Let the shoveling begin.
New York City was walloped by a snowstorm on Thursday that dumped more than 13 inches in some neighborhoods, the National Weather Service said.
Most of the snowstorm had moved out of the New York City area by around 4 p.m., but small pockets of flurries persisted until about 6 p.m., the NWS said. A winter storm watch, which began at midnight, expired at 6 p.m.
The storm had started with sleet and rain around 3 a.m. before heavy snowfall moved in around 6 a.m. By midmorning, snow was falling at a rate of up to 3 inches per hour, NWS meteorologist Pete Wichrowski said. But by 2 p.m. the snowfall had slowed to less than an inch per hour, said NWS meteorologist Fay Barthold.
Official totals from the National Weather Service show that many parts of the city got more than 10 inches of snow, with Queens taking the top spot at 13.2 inches in Fresh Meadows.

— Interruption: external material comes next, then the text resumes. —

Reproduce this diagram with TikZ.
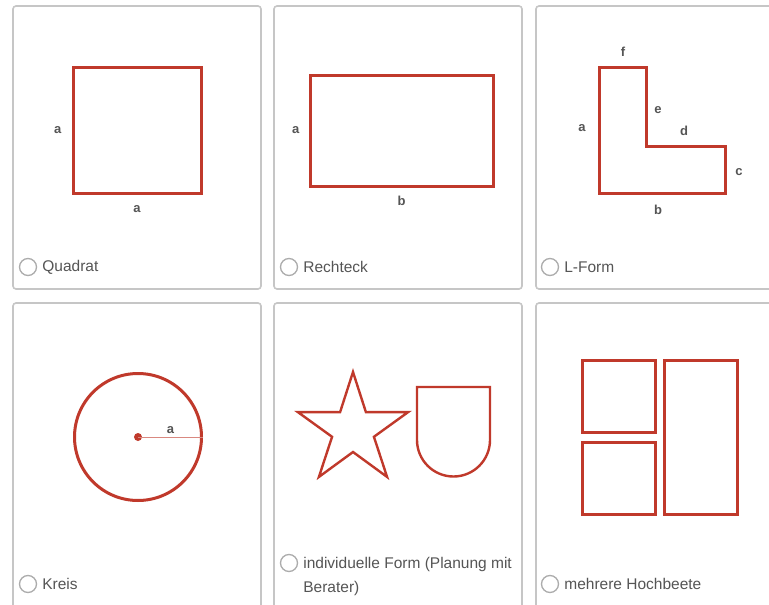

The Bronx Zoo saw 10.6 inches of snow, while Midwood in Brooklyn had 10 inches, the NWS said. Central Park clocked in at 9.4 inches and Staten Island had 8.5 inches of snow.
The Department of Sanitation had 2,300 vehicles out on Thursday clearing the streets. Snowplow crews planned to finish clearing the city’s 6,000 miles of streets overnight into Friday.
“We feel that the city will be largely back to normal, and we’ll be able to have school open and a pretty normal rush hour,” Mayor Bill de Blasio said at a news conference about the storm. He confirmed later on Thursday that city schools would be open Friday.
The New York City Transit system, which experienced no major delays during the storm, was also expected to be fully operational Friday, spokesman Christopher McKniff said.
Express service on 2, 3, 4, 5, 6, A, B, E, D, F, N and Q trains ended in the early evening Thursday to facilitate underground storage of trains on tracks, Cuomo’s office said.
The snowstorm was just the latest turn on a roller coaster of weather changes New Yorkers faced this week.
A record high of 62 degrees was set in Central Park on Wednesday, the NWS said. The previous record for Feb. 8 was 61 degrees, set in 1965.
While temperatures were relatively mild earlier this week, residents dealt with a deluge of rain on Tuesday. Meteorologist Jay Engle said just over a quarter of an inch fell by 3 p.m.; fog continued to linger in the area until about 5 p.m.
Temperatures are expected to remain cooler for the rest of the week, with a high near 30 degrees and flurries possible after 10 a.m. on Friday. There is also another chance for snow Friday night, mainly after 9 p.m. New snow accumulation is predicted to be less than an inch, the NWS said.